Mario Craver

No. 1 – Texas A&M Aggies
- Position: Wide receiver
- Class: Junior

Personal information
- Born: January 9, 2006 (age 20)
- Listed height: 5 ft 9 in (1.75 m)
- Listed weight: 165 lb (75 kg)

Career information
- High school: Clay-Chalkville (Clay, Alabama)
- College: Mississippi State (2024); Texas A&M (2025–present);

Awards and highlights
- Third-team All-SEC (2025);
- Stats at ESPN

= Mario Craver =

American football player (born 2006)

Mario Leon Craver (born January 9, 2006) is an American college football wide receiver for the Texas A&M Aggies.
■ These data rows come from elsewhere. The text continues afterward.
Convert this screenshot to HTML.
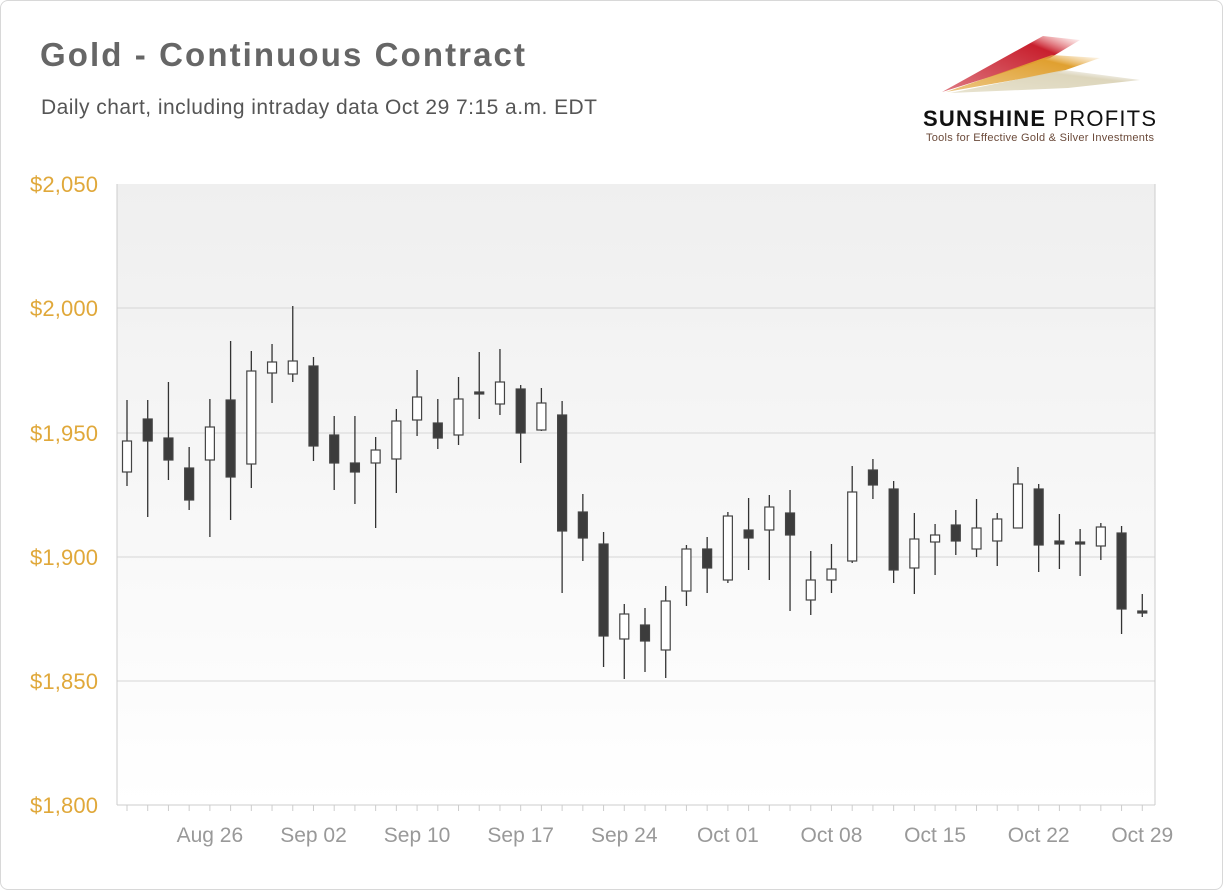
<!DOCTYPE html>
<html><head><meta charset="utf-8"><style>
body{margin:0;background:#fff;}
.card{position:absolute;left:0;top:0;width:1221px;height:888px;border:1px solid #d8d8d8;border-radius:8px;background:#fff;}
svg{position:absolute;left:0;top:0;}
</style></head><body>
<div class="card"></div>
<svg id="s" width="1223" height="890" xmlns="http://www.w3.org/2000/svg" font-family="Liberation Sans, sans-serif">
<defs>
<linearGradient id="bg" x1="0" y1="0" x2="0" y2="1"><stop offset="0" stop-color="#efefef"/><stop offset="1" stop-color="#ffffff"/></linearGradient>
<linearGradient id="r1" x1="0" y1="1" x2="1" y2="0"><stop offset="0" stop-color="#c8202e" stop-opacity="0.6"/><stop offset="0.75" stop-color="#c8202e"/><stop offset="1" stop-color="#e88" stop-opacity="0"/></linearGradient>
<linearGradient id="r2" x1="0" y1="1" x2="1" y2="0"><stop offset="0" stop-color="#e0a030" stop-opacity="0.6"/><stop offset="0.75" stop-color="#e0a030"/><stop offset="1" stop-color="#f0c070" stop-opacity="0"/></linearGradient>
<linearGradient id="r3" x1="0" y1="1" x2="1" y2="0"><stop offset="0" stop-color="#d8d0b0" stop-opacity="0.6"/><stop offset="0.7" stop-color="#ddd6bc"/><stop offset="1" stop-color="#eee" stop-opacity="0"/></linearGradient>
</defs>
<text x="40" y="66" font-size="33" font-weight="bold" fill="#666" textLength="485">Gold - Continuous Contract</text>
<text x="41" y="114" font-size="21" fill="#555" textLength="556">Daily chart, including intraday data Oct 29 7:15 a.m. EDT</text>
<polygon points="942,92 1043,36 1080,40 1050,58" fill="url(#r1)"/>
<polygon points="946,92 1052,55 1100,58 1060,72" fill="url(#r2)"/>
<polygon points="950,93 1064,70 1140,80 1068,88" fill="url(#r3)"/>
<text x="923" y="126" font-size="22" font-weight="bold" fill="#111" textLength="233">SUNSHINE <tspan font-weight="normal">PROFITS</tspan></text>
<text x="926" y="141" font-size="11" fill="#6b4a3a" textLength="228">Tools for Effective Gold &amp; Silver Investments</text>
<rect x="117" y="184" width="1038" height="621" fill="url(#bg)"/>
<g id="g"></g>
</svg>
<script>
var g=document.getElementById('g'),h='';
var L=117,R=1155;
[[2050,184],[2000,308],[1950,433],[1900,557],[1850,681],[1800,805]].forEach(function(a){
 if(a[0]!=1800&&a[0]!=2050)h+='<line x1="'+L+'" x2="'+R+'" y1="'+a[1]+'" y2="'+a[1]+'" stroke="#d6d6d6"/>';
 h+='<text x="98" y="'+(a[1]+8)+'" font-size="22" fill="#e0a83a" text-anchor="end" textLength="68">$'+(a[0]+'').replace(/(\d)(\d{3})/,'$1,$2')+'</text>';
});
h+='<line x1="'+L+'" x2="'+L+'" y1="184" y2="805" stroke="#ccc"/>';
h+='<line x1="'+R+'" x2="'+R+'" y1="184" y2="805" stroke="#ccc"/>';
h+='<line x1="'+L+'" x2="'+R+'" y1="805" y2="805" stroke="#ccc"/>';
var c=[[400,441,472,486,0],[400,419,441,517,1],[382,438,460,480,1],[447,468,500,510,1],[399,427,460,537,0],[341,400,477,520,1],[351,371,464,488,0],[344,362,373,403,0],[306,361,374,382,0],[357,366,446,461,1],[416,435,463,490,1],[416,463,472,504,1],[437,450,463,528,0],[409,421,459,493,0],[370,397,420,436,0],[399,423,438,449,1],[377,399,435,445,0],[352,392,394,419,1],[349,382,404,415,0],[385,389,433,463,1],[388,403,430,431,0],[401,415,531,593,1],[494,512,538,561,1],[532,544,636,667,1],[604,614,639,679,0],[608,625,641,672,1],[586,601,650,678,0],[545,549,591,606,0],[537,549,568,593,1],[512,516,580,583,0],[498,530,538,570,1],[495,507,530,580,0],[490,513,535,611,1],[551,580,600,615,0],[544,569,580,593,0],[466,492,561,563,0],[459,470,485,499,1],[481,489,570,583,1],[513,539,568,594,0],[524,535,542,575,0],[510,525,541,555,1],[499,528,549,557,0],[513,519,541,566,0],[467,484,528,528,0],[484,489,545,572,1],[514,541,544,569,1],[529,542,544,576,1],[523,527,546,560,0],[526,533,609,634,1],[594,611,613,617,1]];
c.forEach(function(k,i){
 var x=127+i*20.72;
 h+='<line x1="'+x+'" x2="'+x+'" y1="'+k[0]+'" y2="'+k[3]+'" stroke="#333" stroke-width="1.3"/>';
 h+='<rect x="'+(x-4.5)+'" y="'+k[1]+'" width="9" height="'+Math.max(1,k[2]-k[1])+'" fill="'+(k[4]?'#3c3c3c':'#fff')+'" stroke="#444" stroke-width="1.2"/>';
 h+='<line x1="'+x+'" x2="'+x+'" y1="805" y2="811" stroke="#ccc"/>';
});
var lb=['Aug 26','Sep 02','Sep 10','Sep 17','Sep 24','Oct 01','Oct 08','Oct 15','Oct 22','Oct 29'];
lb.forEach(function(t,i){var x=127+(4+i*5)*20.72;h+='<text x="'+x+'" y="842" font-size="21" fill="#999" text-anchor="middle">'+t+'</text>';});
g.innerHTML=h;
</script>
</body></html>
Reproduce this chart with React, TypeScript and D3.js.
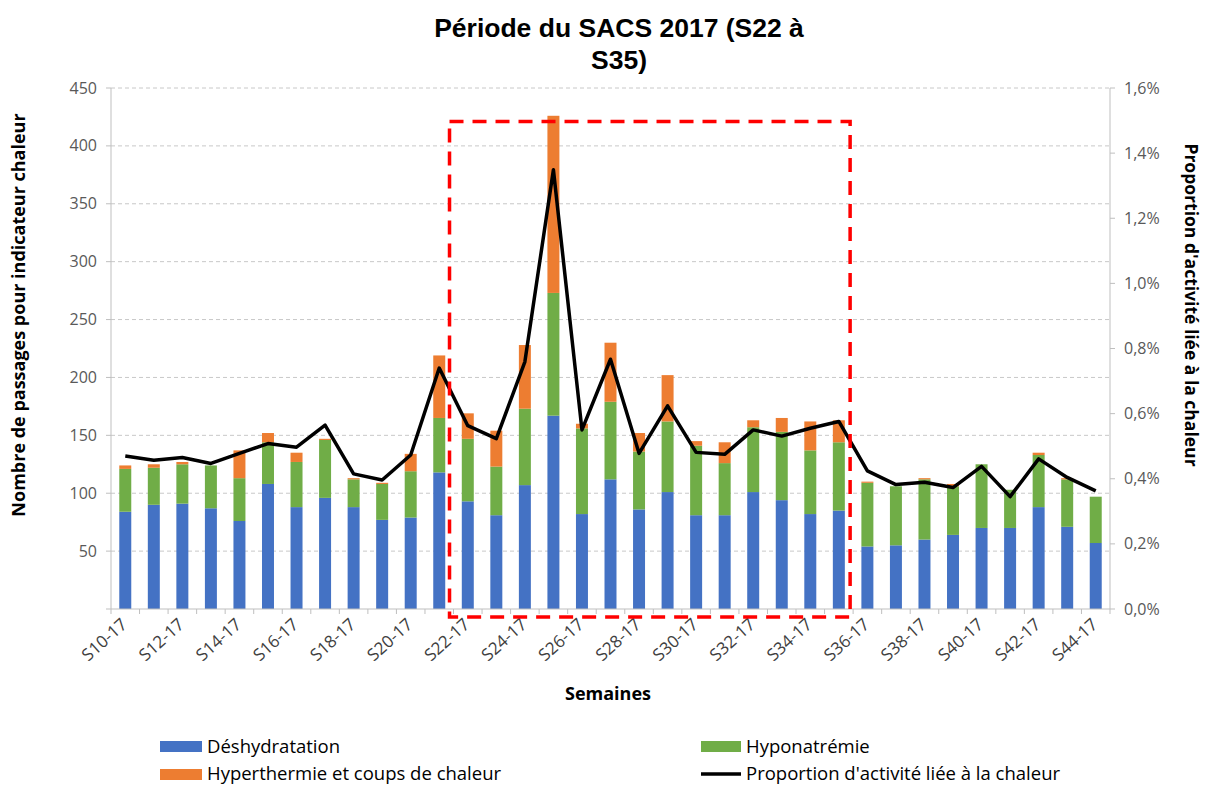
import React from "react";
import * as d3 from "d3";

const weeks = [
  "S10-17","S11-17","S12-17","S13-17","S14-17","S15-17","S16-17","S17-17","S18-17","S19-17",
  "S20-17","S21-17","S22-17","S23-17","S24-17","S25-17","S26-17","S27-17","S28-17","S29-17",
  "S30-17","S31-17","S32-17","S33-17","S34-17","S35-17","S36-17","S37-17","S38-17","S39-17",
  "S40-17","S41-17","S42-17","S43-17","S44-17",
];
const deshydratation = [84,90,91,87,76,108,88,96,88,77,79,118,93,81,107,167,82,112,86,101,81,81,101,94,82,85,54,55,60,64,70,70,88,71,57];
const hyponatremie = [37,32,34,37,37,36,39,50,24,31,40,47,54,42,66,106,74,67,50,61,60,45,56,59,55,59,55,51,52,42,55,33,45,41,40];
const hyperthermie = [3,3,2,0,24,8,8,1,1,1,15,54,22,31,55,153,4,51,16,40,4,18,6,12,25,19,1,0,1,2,0,0,2,1,0];
const proportion = [0.470,0.457,0.465,0.447,0.478,0.508,0.497,0.565,0.415,0.396,0.473,0.740,0.563,0.523,0.759,1.349,0.550,0.767,0.478,0.624,0.481,0.475,0.550,0.531,0.555,0.576,0.424,0.382,0.389,0.373,0.438,0.345,0.461,0.404,0.363];
const leftTicks = [50,100,150,200,250,300,350,400,450];
const rightTicks = [0,0.2,0.4,0.6,0.8,1.0,1.2,1.4,1.6];
const seriesNames = ["Déshydratation","Hyponatrémie","Hyperthermie et coups de chaleur"];
const lineName = "Proportion d'activité liée à la chaleur";
const colors = ["#4472C4","#70AD47","#ED7D31"];
const highlightStart = "S22-17";
const highlightEnd = "S35-17";
const highlightTop = 421;

export default function App() {
  const W = 1206, H = 787;
  const left = 111, right = 1110, top = 88, bottom = 609;
  const x = d3.scaleBand<string>().domain(weeks).range([left, right]).paddingInner(0.58).paddingOuter(0.29);
  const step = x.step();
  const y = d3.scaleLinear().domain([0, 450]).range([bottom, top]);
  const y2 = d3.scaleLinear().domain([0, 1.6]).range([bottom, top]);
  const cx = (w: string) => (x(w) as number) + x.bandwidth() / 2;

  const rows = weeks.map((w, i) => ({ w, v: [deshydratation[i], hyponatremie[i], hyperthermie[i]] }));
  const line = d3.line<number>().x((_, i) => cx(weeks[i])).y((d) => y2(d));
  const fmtPct = (v: number) => d3.format(".1f")(v).replace(".", ",") + "%";
  const font = "'Open Sans', sans-serif";
  const tickColor = "#595959";

  const hx0 = cx(highlightStart) - step / 2 - 4;
  const hx1 = cx(highlightEnd) + step / 2 - 3;

  return (
    <svg width={W} height={H} style={{ position: "absolute", left: 0, top: 0, background: "#fff" }}>
      <text x={619} y={37} textAnchor="middle" fontFamily="'Liberation Sans', Arial, sans-serif" fontWeight="bold" fontSize={26.5}>Période du SACS 2017 (S22 à</text>
      <text x={619} y={69} textAnchor="middle" fontFamily="'Liberation Sans', Arial, sans-serif" fontWeight="bold" fontSize={26.5}>S35)</text>

      {leftTicks.map((t) => (
        <line key={"g" + t} x1={left} x2={right} y1={y(t)} y2={y(t)} stroke="#c8c8c8" strokeDasharray="4,3" strokeWidth={1} />
      ))}

      {rows.map((r) => {
        let acc = 0;
        return r.v.map((v, k) => {
          const y0 = y(acc);
          acc += v;
          const y1 = y(acc);
          return <rect key={r.w + k} x={x(r.w)} y={y1} width={x.bandwidth()} height={y0 - y1} fill={colors[k]} />;
        });
      })}

      {/* left axis */}
      <line x1={left} x2={left} y1={top} y2={bottom} stroke="#bfbfbf" />
      {[0, ...leftTicks].map((t) => (
        <g key={"l" + t}>
          <line x1={left - 5} x2={left} y1={y(t)} y2={y(t)} stroke="#bfbfbf" />
          {t > 0 && (
            <text x={left - 14} y={y(t)} dy="0.35em" textAnchor="end" fontFamily={font} fontSize={16} fill={tickColor}>{t}</text>
          )}
        </g>
      ))}
      {/* right axis */}
      <line x1={right} x2={right} y1={top} y2={bottom} stroke="#bfbfbf" />
      {rightTicks.map((t) => (
        <g key={"r" + t}>
          <line x1={right} x2={right + 5} y1={y2(t)} y2={y2(t)} stroke="#bfbfbf" />
          <text x={right + 14} y={y2(t)} dy="0.35em" textAnchor="start" fontFamily={font} fontSize={16} fill={tickColor}>{fmtPct(t)}</text>
        </g>
      ))}
      {/* bottom axis */}
      <line x1={left} x2={right} y1={bottom} y2={bottom} stroke="#bfbfbf" />
      {weeks.map((w) => (
        <line key={"t" + w} x1={cx(w) - step / 2} x2={cx(w) - step / 2} y1={bottom} y2={bottom + 5} stroke="#bfbfbf" />
      ))}
      <line x1={right} x2={right} y1={bottom} y2={bottom + 5} stroke="#bfbfbf" />
      {weeks.filter((_, i) => i % 2 === 0).map((w) => (
        <text key={"xl" + w} transform={`translate(${cx(w) + 3},${bottom + 17}) rotate(-42)`} textAnchor="end" fontFamily={font} fontSize={17} fill="#404040">{w}</text>
      ))}

      <path d={line(proportion) || ""} fill="none" stroke="#000" strokeWidth={3.5} strokeLinejoin="round" />

      <rect x={hx0} y={y(highlightTop)} width={hx1 - hx0} height={bottom + 8 - y(highlightTop)} fill="none" stroke="#ff0000" strokeWidth={3.5} strokeDasharray="14,9" />

      <text transform={`translate(25,315) rotate(-90)`} textAnchor="middle" fontFamily={font} fontWeight="bold" fontSize={18} fill="#000">Nombre de passages pour indicateur chaleur</text>
      <text transform={`translate(1185,305) rotate(90)`} textAnchor="middle" fontFamily={font} fontWeight="bold" fontSize={17.5} fill="#000">Proportion d'activité liée à la chaleur</text>
      <text x={608} y={700} textAnchor="middle" fontFamily={font} fontWeight="bold" fontSize={18}>Semaines</text>

      {/* legend */}
      <rect x={160} y={741} width={42} height={11} fill={colors[0]} />
      <text x={207} y={747} dy="0.35em" fontFamily={font} fontSize={18.5} fill="#000">{seriesNames[0]}</text>
      <rect x={701} y={741} width={40} height={11} fill={colors[1]} />
      <text x={746} y={747} dy="0.35em" fontFamily={font} fontSize={18.5} fill="#000">{seriesNames[1]}</text>
      <rect x={160} y={769} width={42} height={11} fill={colors[2]} />
      <text x={207} y={774} dy="0.35em" fontFamily={font} fontSize={18.5} fill="#000">{seriesNames[2]}</text>
      <line x1={701} x2={741} y1={774} y2={774} stroke="#000" strokeWidth={3.5} />
      <text x={746} y={774} dy="0.35em" fontFamily={font} fontSize={18.5} fill="#000">{lineName}</text>
    </svg>
  );
}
He previously played for the Mississippi State Bulldogs.

== Early life ==
Craver attended Clay-Chalkville High School in Clay, Alabama. As a sophomore, he recorded 46 receptions for 937 yards, and 10 touchdowns. A four-star recruit, Craver committed to play college football at Mississippi State University over offers from Alabama, Auburn, and Ole Miss.

== College career ==

=== Mississippi State ===
In Craver's collegiate debut against Eastern Kentucky, he hauled in a 54-yard touchdown pass. Against Texas A&M, he recorded five receptions for 42 yards and a touchdown, before exiting the game early with an injury. Craver finished his freshman season hauling in 17 receptions for 368 yards and three touchdowns. On December 9, 2024, Craver announced that he would enter the transfer portal.

=== Texas A&M ===
On December 17, 2024, Craver announced that he would be committing to Texas A&M University.

===Statistics===

| Year | Team | Games |  | Receiving |  |  |  | Rushing |  |  |  |
| GP | GS | Rec | Yds | Avg | TD | Att | Yds | Avg | TD |
| 2024 | Mississippi State | 9 | 3 | 17 | 368 | 21.6 | 3 | 3 | 7 | 2.3 | 0 |
| 2025 | Texas A&M | 12 | 9 | 59 | 917 | 15.5 | 4 | 11 | 81 | 7.4 | 1 |
| Career |  | 21 | 12 | 76 | 1,285 | 16.9 | 7 | 14 | 88 | 6.3 | 1 |

== Personal life ==
In 2024, Craver was arrested on charges of being in possession of beer and marijuana alongside fellow Bulldog receiver, JJ Harrell. In March 2025, Craver was arrested again for the possession of a vape pen.